After helping the police attack on the hotel, the RCP showed its sectarian colors again on Saturday, August 6. The Workers’ Committee had called for a demonstration in front of the hotel at 9:00 a.m. When they found out that the Support Committee had scheduled a demonstration for 3:00 p.m., the Workers’ Committee moved theirs up to 2:00 p.m. Thus when people started showing up that afternoon, they found an RCP sound system set up, RCP banners flying, and an RCP demonstration in full swing. The prevailing mood among the I-Hotel supporters had been in favor of retaking the hotel from the police that day. But this was destroyed when the RCP traitors became the brunt of the crowd’s anger. As the RCP became more isolated they tried to start fights, with the other demonstrators. Support Committee security had to stand six deep to keep the two factions separated. All this in the face of the police occupying the hotel who would have loved a chance to finish any fight the RCP started. As a result of their desertion and sabotage, the RCP has isolated itself from many workers and leftists in the Bay Area.

Even after the RCP isolated itself and left the struggle for the I-Hotel, the political problems were not over. With RCP gone, the I Wor Kuen and their supporters were the dominant political force on the I-Hotel Support Committee. Urged on by the IWK, the Support Committee continued to make errors, among which were a reliance on legalistic tactics, a sectarian approach, and a lack of democracy within the organization. All these problems had been evident from the beginning, but after the eviction and loss of the hotel the emphasis on legalism grew all out of proportion.

After the eviction on August 4 and the sectarian fiasco of the RCP on August 6, there were still many supporters willing to fight. There was talk of retaking the building, of trying physically to block demolition and reconstruction. There were calls for more militant demonstrations. Some people wanted to spread the struggle to other buildings in other neighborhoods facing eviction. At that point even if we had fought it is unlikely we could have saved the hotel, but we could have expanded the struggle throughout the city. We did not get the chance.

IWK and their friends began relying on Proposition U. This was a proposition put on the ballot in San Francisco asking the voters whether they supported the city’s buying the hotel for public housing. As the Support Committee knew but avoided mentioning, even had the proposition passed, it was only a statement of opinion and in no way binding on the city. In spite of all their talk about the need for militant action, the Support Committee launched an all-out campaign for Proposition U. They devoted nearly all their energy to plastering the city with “Yes on U” leaflets and posters. Meanwhile more and more supporters became disgusted and left the committee. In the November 8 election Proposition U was defeated by a 2 to 1 margin. The struggle for the International Hotel had moved from a climax to a low ebb.

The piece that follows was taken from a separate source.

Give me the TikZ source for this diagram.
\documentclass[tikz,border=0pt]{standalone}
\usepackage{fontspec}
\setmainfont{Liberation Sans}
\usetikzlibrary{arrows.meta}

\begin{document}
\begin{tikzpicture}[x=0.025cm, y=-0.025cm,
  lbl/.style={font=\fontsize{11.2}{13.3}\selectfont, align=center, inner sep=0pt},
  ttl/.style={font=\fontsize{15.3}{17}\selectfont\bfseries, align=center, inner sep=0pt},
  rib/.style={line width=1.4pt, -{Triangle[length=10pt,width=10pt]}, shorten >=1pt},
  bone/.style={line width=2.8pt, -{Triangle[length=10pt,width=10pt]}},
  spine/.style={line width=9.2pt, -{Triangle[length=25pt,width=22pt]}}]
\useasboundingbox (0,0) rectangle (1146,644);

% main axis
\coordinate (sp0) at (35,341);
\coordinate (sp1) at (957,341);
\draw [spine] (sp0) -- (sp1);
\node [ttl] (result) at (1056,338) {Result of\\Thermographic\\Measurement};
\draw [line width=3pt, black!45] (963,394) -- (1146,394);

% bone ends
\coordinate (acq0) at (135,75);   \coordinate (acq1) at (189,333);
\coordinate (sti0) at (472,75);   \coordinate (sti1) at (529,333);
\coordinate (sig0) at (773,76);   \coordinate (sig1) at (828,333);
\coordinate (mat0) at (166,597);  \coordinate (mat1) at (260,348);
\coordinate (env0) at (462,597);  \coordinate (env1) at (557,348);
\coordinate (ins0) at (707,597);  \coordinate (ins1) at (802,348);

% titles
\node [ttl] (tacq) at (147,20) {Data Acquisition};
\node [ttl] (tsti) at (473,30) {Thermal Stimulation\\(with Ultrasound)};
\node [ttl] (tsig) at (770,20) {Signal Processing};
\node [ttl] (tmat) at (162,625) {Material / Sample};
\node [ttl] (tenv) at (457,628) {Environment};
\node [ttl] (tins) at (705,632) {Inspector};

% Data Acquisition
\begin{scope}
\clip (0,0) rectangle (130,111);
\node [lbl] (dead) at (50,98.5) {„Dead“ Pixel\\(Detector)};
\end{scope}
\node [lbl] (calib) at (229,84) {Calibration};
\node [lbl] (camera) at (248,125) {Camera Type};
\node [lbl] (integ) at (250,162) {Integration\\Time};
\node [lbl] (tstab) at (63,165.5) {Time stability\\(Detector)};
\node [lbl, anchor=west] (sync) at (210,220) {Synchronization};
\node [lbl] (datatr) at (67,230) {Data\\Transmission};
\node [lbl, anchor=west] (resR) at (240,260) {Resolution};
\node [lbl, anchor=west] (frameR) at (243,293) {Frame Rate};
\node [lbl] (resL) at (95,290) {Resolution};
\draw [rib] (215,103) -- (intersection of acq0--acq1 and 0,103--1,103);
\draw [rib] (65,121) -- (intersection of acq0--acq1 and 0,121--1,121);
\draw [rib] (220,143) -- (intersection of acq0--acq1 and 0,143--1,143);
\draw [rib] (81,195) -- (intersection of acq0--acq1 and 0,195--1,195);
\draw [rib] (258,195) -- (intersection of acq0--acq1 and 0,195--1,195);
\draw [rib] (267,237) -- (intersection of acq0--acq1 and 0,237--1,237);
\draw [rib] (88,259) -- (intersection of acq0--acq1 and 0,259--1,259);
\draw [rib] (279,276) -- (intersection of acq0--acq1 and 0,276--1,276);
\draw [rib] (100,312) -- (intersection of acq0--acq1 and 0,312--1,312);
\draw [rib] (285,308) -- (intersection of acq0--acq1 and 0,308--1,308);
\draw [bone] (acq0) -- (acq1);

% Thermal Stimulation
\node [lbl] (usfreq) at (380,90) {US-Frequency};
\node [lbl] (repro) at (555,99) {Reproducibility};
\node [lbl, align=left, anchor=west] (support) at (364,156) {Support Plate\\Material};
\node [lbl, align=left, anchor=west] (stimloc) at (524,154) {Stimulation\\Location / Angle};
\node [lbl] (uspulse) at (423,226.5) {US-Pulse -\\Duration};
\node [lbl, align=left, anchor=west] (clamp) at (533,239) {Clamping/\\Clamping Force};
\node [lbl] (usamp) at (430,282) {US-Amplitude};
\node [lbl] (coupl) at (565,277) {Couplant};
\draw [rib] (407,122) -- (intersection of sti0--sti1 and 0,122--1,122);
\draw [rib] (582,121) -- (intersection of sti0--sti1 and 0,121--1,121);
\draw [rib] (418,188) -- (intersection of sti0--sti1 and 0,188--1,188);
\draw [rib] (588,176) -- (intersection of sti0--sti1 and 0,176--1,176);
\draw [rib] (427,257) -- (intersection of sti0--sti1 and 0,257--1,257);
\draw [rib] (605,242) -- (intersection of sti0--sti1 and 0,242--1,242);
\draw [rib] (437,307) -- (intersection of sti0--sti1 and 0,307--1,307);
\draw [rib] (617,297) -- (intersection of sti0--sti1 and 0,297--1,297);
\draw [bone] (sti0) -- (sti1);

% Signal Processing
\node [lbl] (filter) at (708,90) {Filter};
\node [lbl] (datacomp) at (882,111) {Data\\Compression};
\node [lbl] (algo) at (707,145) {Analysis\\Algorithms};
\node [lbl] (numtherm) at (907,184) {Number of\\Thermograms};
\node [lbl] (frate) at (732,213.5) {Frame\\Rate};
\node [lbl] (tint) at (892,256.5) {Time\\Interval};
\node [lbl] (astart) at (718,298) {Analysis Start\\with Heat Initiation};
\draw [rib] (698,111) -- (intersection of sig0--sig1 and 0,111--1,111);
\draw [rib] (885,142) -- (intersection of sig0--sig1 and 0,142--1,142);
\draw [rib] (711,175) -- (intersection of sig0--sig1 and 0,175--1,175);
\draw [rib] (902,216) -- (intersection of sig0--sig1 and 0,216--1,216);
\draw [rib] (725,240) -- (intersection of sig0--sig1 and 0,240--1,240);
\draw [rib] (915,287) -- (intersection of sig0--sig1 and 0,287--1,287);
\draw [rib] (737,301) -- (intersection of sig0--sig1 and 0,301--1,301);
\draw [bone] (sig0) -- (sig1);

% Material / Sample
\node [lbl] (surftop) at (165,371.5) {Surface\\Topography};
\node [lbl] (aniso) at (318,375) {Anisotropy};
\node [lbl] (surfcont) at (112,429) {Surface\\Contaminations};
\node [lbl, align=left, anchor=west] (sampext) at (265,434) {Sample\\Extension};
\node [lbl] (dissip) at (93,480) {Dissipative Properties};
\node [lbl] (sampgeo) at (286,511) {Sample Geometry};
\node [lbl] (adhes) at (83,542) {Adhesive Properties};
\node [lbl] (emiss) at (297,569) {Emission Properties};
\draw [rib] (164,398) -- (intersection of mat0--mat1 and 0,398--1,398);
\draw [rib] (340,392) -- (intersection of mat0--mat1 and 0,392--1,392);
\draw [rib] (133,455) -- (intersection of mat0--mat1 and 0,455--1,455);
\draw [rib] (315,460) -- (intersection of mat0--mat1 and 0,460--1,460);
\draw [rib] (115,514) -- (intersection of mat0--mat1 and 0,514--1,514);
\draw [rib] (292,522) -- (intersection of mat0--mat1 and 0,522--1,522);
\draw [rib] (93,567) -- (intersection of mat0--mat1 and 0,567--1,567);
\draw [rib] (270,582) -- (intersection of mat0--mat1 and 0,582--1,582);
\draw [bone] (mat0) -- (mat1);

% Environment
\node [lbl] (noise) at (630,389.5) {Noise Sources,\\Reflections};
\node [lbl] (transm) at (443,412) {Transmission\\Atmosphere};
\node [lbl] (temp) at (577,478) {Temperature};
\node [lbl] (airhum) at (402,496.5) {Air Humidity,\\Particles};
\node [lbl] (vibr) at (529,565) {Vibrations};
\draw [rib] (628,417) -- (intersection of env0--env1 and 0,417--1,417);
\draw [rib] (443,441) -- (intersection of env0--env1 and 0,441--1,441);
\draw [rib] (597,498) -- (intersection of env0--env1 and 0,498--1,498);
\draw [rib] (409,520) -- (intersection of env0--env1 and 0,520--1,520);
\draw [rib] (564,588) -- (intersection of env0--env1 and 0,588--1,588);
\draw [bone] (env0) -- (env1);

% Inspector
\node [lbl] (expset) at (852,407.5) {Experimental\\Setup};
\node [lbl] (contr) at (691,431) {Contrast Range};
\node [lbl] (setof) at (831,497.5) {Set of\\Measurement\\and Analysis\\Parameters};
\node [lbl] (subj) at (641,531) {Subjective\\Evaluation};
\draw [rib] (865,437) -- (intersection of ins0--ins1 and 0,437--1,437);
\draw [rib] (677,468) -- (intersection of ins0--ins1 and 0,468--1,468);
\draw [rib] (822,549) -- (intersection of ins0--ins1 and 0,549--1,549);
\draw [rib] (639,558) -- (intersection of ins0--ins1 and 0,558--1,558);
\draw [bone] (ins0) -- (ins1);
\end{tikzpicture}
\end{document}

Why did we oppose the tactic of dropping all other struggle for this election campaign? Elections in capitalist society are a fraud. This was no exception. The city and the businessman make the rules from the start. In this case they managed to pull the I-Hotel leadership into a purely legalistic struggle which would not have made any real difference even if it had won. The energy and militancy of the majority of supporters was dissipated. This struggle for the I-Hotel serves as a classic example of how the capitalist state functions. When they have to, as on eviction night, the capitalists will send in their police to use force against the workers. When they can, they prefer to use fraud, fooling the working class leaders into legalistic forms of struggle, where they have control from the beginning.

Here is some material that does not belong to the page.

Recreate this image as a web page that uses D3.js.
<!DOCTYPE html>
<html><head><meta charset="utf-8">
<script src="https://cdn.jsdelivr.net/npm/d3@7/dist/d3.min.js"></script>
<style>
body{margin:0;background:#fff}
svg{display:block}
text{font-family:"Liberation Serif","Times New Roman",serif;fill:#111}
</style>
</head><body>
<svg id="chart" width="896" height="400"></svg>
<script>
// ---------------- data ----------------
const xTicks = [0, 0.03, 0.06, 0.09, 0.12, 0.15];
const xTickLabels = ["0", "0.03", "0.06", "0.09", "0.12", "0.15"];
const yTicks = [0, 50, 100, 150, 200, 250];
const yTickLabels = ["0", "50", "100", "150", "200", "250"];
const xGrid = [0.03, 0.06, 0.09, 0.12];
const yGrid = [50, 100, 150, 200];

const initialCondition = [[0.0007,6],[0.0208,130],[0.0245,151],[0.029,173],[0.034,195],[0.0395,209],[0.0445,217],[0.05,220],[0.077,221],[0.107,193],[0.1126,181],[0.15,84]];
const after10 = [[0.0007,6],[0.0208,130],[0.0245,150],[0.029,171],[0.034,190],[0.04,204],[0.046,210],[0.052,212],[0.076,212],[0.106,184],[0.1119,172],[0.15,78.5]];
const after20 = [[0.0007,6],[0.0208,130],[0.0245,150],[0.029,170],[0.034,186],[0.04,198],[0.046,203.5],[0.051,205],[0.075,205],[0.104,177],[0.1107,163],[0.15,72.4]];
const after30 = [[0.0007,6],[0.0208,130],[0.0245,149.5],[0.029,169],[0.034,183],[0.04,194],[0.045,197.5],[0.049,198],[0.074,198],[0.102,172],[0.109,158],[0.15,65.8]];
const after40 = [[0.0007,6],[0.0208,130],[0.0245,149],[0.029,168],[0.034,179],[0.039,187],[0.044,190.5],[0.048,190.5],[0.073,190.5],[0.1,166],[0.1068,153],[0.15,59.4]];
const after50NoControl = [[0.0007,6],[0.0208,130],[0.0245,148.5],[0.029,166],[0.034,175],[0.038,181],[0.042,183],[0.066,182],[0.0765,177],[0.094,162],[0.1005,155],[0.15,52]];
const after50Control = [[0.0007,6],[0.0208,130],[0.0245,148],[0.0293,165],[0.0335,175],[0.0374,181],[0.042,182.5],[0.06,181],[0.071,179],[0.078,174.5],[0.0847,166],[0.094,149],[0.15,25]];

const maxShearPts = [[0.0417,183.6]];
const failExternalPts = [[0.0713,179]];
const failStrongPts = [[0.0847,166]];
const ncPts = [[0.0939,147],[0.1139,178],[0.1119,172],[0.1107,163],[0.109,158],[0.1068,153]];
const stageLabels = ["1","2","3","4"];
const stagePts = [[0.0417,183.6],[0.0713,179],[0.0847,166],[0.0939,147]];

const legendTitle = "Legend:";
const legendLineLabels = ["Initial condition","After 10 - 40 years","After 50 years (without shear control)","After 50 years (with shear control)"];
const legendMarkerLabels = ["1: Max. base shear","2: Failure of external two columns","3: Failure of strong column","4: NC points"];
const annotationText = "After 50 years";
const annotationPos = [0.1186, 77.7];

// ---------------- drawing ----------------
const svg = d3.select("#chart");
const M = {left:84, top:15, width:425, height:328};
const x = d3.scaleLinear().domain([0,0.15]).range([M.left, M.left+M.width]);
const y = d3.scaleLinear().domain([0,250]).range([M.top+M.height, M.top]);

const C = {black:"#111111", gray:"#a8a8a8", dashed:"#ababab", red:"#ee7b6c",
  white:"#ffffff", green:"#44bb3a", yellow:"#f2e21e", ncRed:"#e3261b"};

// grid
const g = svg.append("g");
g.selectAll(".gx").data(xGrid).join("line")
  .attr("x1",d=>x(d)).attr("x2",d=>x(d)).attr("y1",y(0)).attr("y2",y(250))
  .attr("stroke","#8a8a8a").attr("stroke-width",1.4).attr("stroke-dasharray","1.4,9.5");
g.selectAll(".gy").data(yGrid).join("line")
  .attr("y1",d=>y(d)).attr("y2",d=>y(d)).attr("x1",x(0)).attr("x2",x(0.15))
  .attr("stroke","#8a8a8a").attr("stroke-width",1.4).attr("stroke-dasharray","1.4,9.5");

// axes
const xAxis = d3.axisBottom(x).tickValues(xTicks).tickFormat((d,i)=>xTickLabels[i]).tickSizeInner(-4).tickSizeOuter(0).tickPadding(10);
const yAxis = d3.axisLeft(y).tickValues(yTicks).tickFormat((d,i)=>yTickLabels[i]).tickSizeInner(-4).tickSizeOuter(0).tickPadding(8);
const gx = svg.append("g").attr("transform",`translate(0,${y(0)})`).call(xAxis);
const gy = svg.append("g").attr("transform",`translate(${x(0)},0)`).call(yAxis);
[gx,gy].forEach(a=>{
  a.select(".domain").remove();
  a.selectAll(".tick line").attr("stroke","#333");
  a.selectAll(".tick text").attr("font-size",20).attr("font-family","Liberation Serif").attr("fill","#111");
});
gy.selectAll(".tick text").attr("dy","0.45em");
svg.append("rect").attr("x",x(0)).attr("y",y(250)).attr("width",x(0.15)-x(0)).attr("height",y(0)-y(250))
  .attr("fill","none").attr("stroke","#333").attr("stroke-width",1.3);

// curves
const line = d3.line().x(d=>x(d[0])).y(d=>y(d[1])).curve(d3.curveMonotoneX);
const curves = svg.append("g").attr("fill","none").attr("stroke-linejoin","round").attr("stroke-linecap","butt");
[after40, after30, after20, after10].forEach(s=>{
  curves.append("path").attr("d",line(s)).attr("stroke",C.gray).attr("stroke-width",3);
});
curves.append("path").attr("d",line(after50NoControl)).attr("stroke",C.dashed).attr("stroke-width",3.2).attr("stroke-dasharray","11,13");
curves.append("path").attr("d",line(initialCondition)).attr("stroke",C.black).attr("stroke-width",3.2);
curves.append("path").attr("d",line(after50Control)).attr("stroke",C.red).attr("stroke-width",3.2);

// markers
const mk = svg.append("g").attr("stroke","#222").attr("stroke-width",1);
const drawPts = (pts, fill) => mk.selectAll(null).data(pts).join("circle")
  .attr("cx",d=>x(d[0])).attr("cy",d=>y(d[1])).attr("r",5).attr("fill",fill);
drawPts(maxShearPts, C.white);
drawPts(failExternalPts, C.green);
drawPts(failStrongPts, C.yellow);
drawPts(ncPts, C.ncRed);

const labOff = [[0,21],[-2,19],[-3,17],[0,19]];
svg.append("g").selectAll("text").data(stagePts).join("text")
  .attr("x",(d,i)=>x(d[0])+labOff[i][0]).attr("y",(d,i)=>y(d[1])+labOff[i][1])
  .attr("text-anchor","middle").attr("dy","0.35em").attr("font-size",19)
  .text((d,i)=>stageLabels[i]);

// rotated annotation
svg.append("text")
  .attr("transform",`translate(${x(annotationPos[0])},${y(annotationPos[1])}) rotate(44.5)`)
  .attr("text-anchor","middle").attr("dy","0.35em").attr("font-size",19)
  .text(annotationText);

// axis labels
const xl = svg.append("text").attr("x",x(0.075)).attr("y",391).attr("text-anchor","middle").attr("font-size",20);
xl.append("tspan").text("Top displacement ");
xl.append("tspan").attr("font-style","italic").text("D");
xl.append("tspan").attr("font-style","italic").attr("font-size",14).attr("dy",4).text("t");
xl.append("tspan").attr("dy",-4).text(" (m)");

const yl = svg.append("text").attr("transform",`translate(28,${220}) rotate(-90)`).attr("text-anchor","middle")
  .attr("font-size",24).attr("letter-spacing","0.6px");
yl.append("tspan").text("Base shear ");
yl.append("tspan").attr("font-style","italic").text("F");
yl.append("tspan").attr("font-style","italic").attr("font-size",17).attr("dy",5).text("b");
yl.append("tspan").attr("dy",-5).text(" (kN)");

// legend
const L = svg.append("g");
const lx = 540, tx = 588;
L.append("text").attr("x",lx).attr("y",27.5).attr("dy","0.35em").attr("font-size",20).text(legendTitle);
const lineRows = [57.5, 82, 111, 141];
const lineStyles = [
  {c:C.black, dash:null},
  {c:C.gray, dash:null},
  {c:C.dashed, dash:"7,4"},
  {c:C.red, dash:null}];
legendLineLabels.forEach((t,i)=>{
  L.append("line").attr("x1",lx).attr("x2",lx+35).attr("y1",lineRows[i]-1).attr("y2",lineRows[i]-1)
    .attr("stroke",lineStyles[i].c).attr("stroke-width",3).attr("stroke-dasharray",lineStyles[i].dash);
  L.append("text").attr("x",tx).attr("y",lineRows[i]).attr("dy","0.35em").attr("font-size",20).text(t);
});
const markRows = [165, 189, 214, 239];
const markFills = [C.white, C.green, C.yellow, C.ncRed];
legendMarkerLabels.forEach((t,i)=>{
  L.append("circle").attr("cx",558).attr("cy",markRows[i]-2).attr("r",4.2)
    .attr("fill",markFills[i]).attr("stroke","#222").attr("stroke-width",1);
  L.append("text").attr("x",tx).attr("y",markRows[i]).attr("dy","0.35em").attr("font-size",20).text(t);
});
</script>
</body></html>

Another problem with the I-Hotel struggle was a sectarian approach based on liberal racism (the view that white workers have no class interest in fighting racism and national minority oppression). The I-Hotel struggle was a struggle against national minority oppression, in this case, of Chinese and Filipinos in Chinatown. It was also a struggle for decent housing for the working class, and for dignity and even the right to live for retired workers. But the Support Committee, largely due to IWK’s influence, talked mainly about the “destruction and dispersal of third world communities” and concentrated their leafletting in the Chinatown area. The I-Hotel struggle captured the attention and support of thousands of Bay Area workers, but IWK failed to link the attack on minority housing with the worsening housing conditions facing all workers. It was not until they were leafletting for Proposition U that they ever actively went into any of the white working class neighborhoods. This narrow approach kept them from expanding the struggle to support working people with housing problems all over town, regardless of skin color, language, etc.

The last major problem with the I-Hotel struggle was the lack of democracy in the Support Committee. By democracy we mean open debate and decision-making. If anyone had a question or criticism of the general line of the committee, it would be ignored or put aside as a question to be discussed outside the general meetings. As for decision-making, as one person put it, “I attend the general meetings, I attend the meetings of the coordinating committee, and I attend the meetings of my own subcommittee, but somehow I’m never at the meeting where the decisions are made.” For any mass organization to function effectively, there must be room for a wide range of political outlooks and ideas as long as there is unity on the particular struggle. The decision-making must be done in the open, within the general body of the organization.

The major reason for the eviction, though, was the rule of the capitalist state. Workers cannot depend on city governments or the courts to fight the businessmen for us. Governments and courts are tools of these same businessmen. Workers cannot rely on elections to win our battles for us. Elections are just part of the capitalist fraud. We can win reforms only by relying on ourselves, by fighting for them. Even then, sometimes we will lose because the businessmen also control the police and army, another part of the state, and will use them against us when necessary. We will never win reforms without a fight, and we will never win for good until we finally smash their government, courts and police and build a state of our own.